Bruce K the answer to #1 is not straightforward at all. It depends entirely on whether ‘No’ entails a proposal to address the remaining crisis by some sort of cuts to the benefits formua or some attempt to address that crisis via the revenue formula. Both Biggs and Coberly would answer ‘No’ but give entirely different alternatives.
But even for those who would agree to Yes on #1 the question doesn’t reduce to ‘how much’. Because before addressing that question it is imperative to address the question of ‘covered income’. Because the answers vary greatly depending on whether a cap increase just applies to current categories of ‘covered income’ or roughly wages and equivalents, or expands that to current income categories that are not ‘covered’ which is to say most returns on capital. And that in turn raises some serious questions about compliance costs. Because raising the cap to a level that captures 90% of current categories of covered income can be accomplished at very little additional cost, whereas any effort to expand FICA to uncovered income like capital gains involves all kinds of costs. In the former case we just tell payroll departments to change a formula for FICA deductions, in the latter we have to pursue those additional covered income via after the fact IRS tax returns.
That is the followups to either Yes or No on #1 are a lot more complicated than some would think. Most emphatically including a bunch of progressives enthusiastially committed to ‘Just Scrap the Cap’.
For example Coberly is a firm No on #1 and I am a qualified No. But in neither case because we are opposed to taxing the wealthy on net.
I think that the payroll tax should be limited to earned income (not unearned income).
To change the cap also means changing the formula for benefits. So I see the “scrap the cap” argument falling flat.
An approach that might be feasible is that the cap is increased by an amount that is greater than the COLA increase. (double?) This would change the cap more slowly. But if that is the result, it will result in very little revenue increase for SS.
If one totally scrapped the cap (and changed the benefit formula) it would generate an additional $125B for 2014. That would be close to what is needed. (What is needed is about 1% of GDP – $170B in 2014 dollars).
For a guy like Lebron James, who made $50m in 2012, it would mean an extra tax bite of $6.2m.
I think the cap is not the way to fix SS, but because the Progressives love this approach it probably has a chance of happening. I do think that any big change in the cap (and that formula) will be the death of SS.
One of the alternatives to address the Social Security imbalance is to raise the cap on earnings that are subject to payroll taxes.
For 2013 the cap is $113,700. The cap will go up by 1.5% in 2014. Income above those levels is not subject to SS taxes.
My questions:
1) Should the cap be raised?
2) If so, by how much?
The answer to #1 is a straightforward Yes or No. The answer to #2 is a range of answers.

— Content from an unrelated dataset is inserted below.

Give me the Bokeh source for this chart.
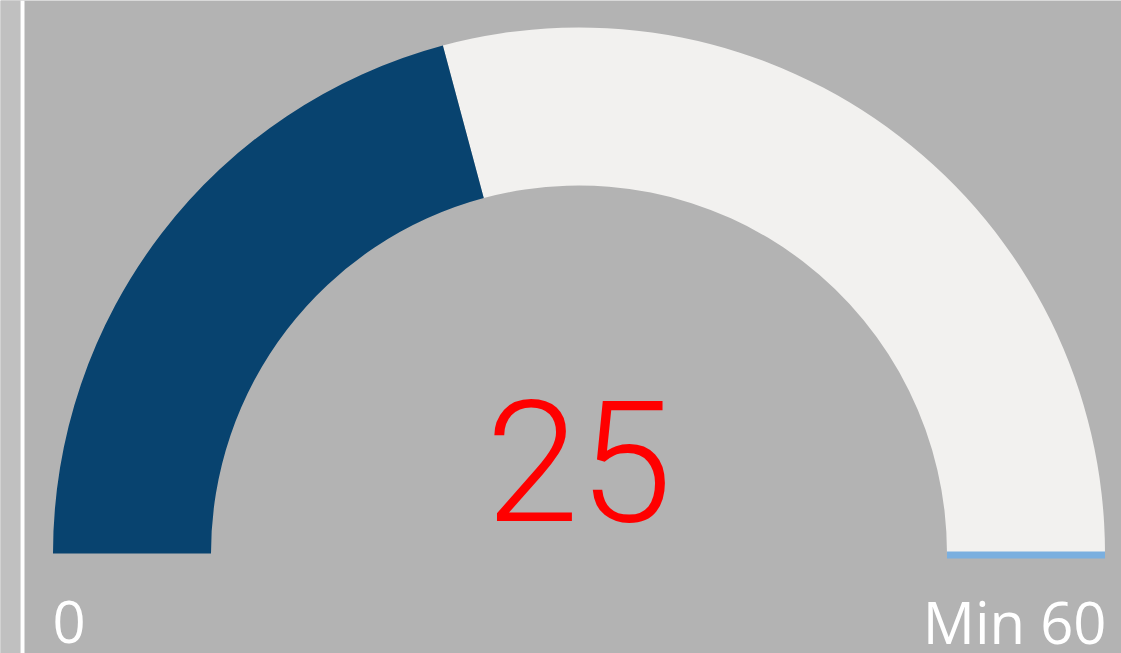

Should the cap be (example) doubled, or should there be no cap at all?
Bruce K the answer to #1 is not straightforward at all. It depends entirely on whether ‘No’ entails a proposal to address the remaining crisis by some sort of cuts to the benefits formua or some attempt to address that crisis via the revenue formula. Both Biggs and Coberly would answer ‘No’ but give entirely different alternatives.
But even for those who would agree to Yes on #1 the question doesn’t reduce to ‘how much’. Because before addressing that question it is imperative to address the question of ‘covered income’. Because the answers vary greatly depending on whether a cap increase just applies to current categories of ‘covered income’ or roughly wages and equivalents, or expands that to current income categories that are not ‘covered’ which is to say most returns on capital. And that in turn raises some serious questions about compliance costs. Because raising the cap to a level that captures 90% of current categories of covered income can be accomplished at very little additional cost, whereas any effort to expand FICA to uncovered income like capital gains involves all kinds of costs. In the former case we just tell payroll departments to change a formula for FICA deductions, in the latter we have to pursue those additional covered income via after the fact IRS tax returns.

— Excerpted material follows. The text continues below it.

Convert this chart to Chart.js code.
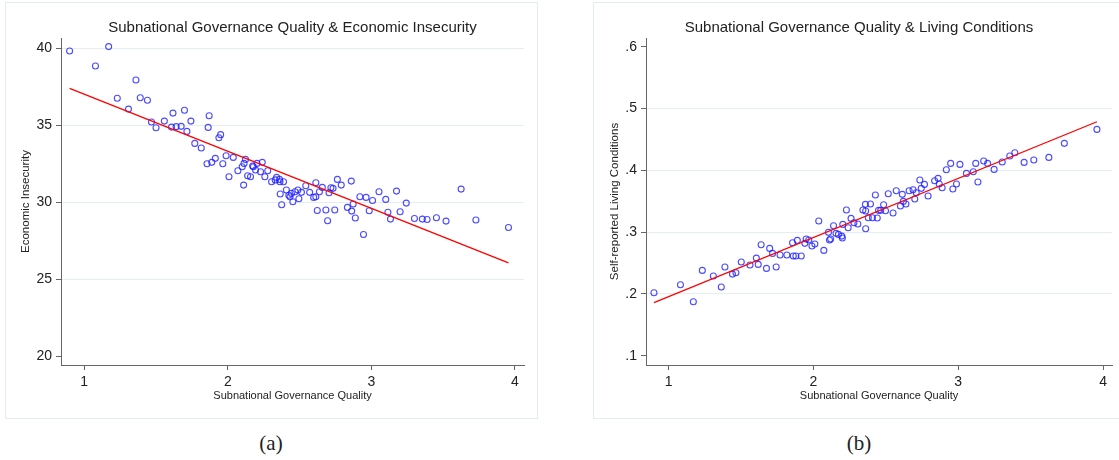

That is the followups to either Yes or No on #1 are a lot more complicated than some would think. Most emphatically including a bunch of progressives enthusiastially committed to ‘Just Scrap the Cap’.
For example Coberly is a firm No on #1 and I am a qualified No. But in neither case because we are opposed to taxing the wealthy on net.
I know this wasn’t entirely helpful.
Well, thanks for this non-answer.
I think that the payroll tax should be limited to earned income (not unearned income).
To change the cap also means changing the formula for benefits. So I see the “scrap the cap” argument falling flat.
An approach that might be feasible is that the cap is increased by an amount that is greater than the COLA increase. (double?) This would change the cap more slowly. But if that is the result, it will result in very little revenue increase for SS.
If one totally scrapped the cap (and changed the benefit formula) it would generate an additional $125B for 2014. That would be close to what is needed. (What is needed is about 1% of GDP – $170B in 2014 dollars).
For a guy like Lebron James, who made $50m in 2012, it would mean an extra tax bite of $6.2m.
I think the cap is not the way to fix SS, but because the Progressives love this approach it probably has a chance of happening. I do think that any big change in the cap (and that formula) will be the death of SS.